McMaster’s $100,000 club is third largest of Ontario universities
McMaster University had the third-highest number of employees earning more than $100,000 out of all Ontario universities last year, reported the Hamilton Spectator Aug. 23. University of Toronto had the most at 2,034 and York University, the second most at 1,023.
Robart’s government was responsible for building York
In an Aug. 24 pofile of the late John Parmenter Robarts, Ontario’s 17th premier, The London Free Press stated that he had been chancellor of York University and his government was responsible for developing Ontario’s community college system, GO Transit, the construction of York University, the Ontario Science Centre, the expansion of legal aid and launching of the Ontario Scholarship fund.
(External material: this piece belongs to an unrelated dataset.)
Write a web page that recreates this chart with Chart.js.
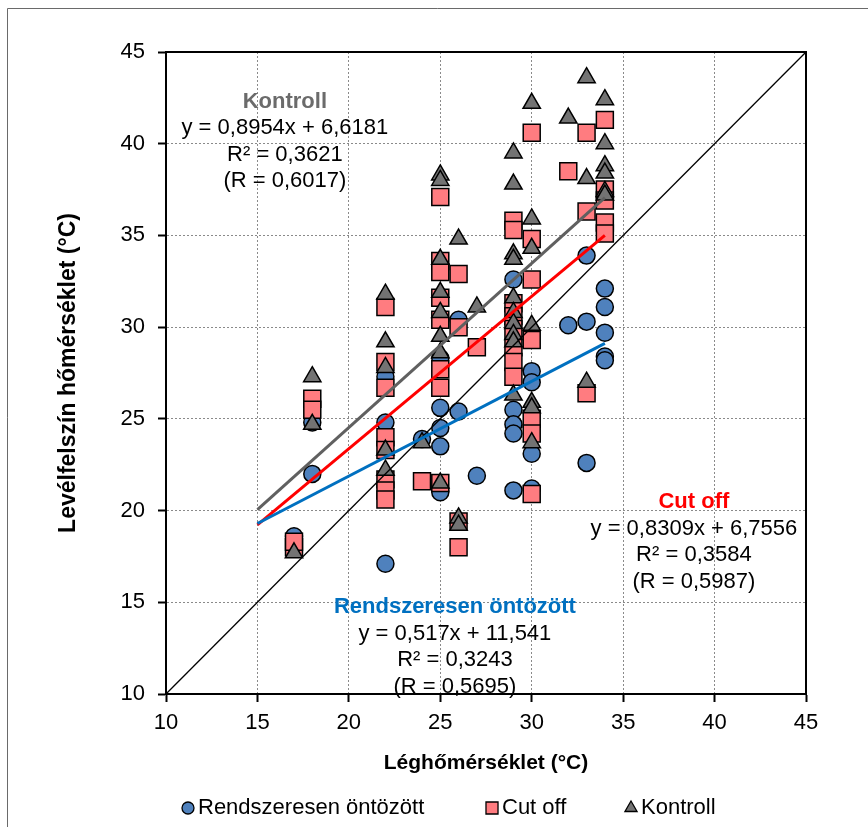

- York student Tamara Gordon was interviewed about the back-to-school party she organizes for children in her Toronto neighbourhood, on “CTV News” Aug. 24.
- Myra Rutherdale, a history professor in York’s Faculty of Arts, is interested in stories from northern nurses to publish in a book, reported CBC Radio’s “Qulliq” in Nunavut Aug. 22.
- Ian Roberge, political science professor in York’s Glendon College, discussed Liberal leader Stephane Dion’s Toronto visit, on Radio-Canada’s “Infos Régionales” in Toronto Aug. 22.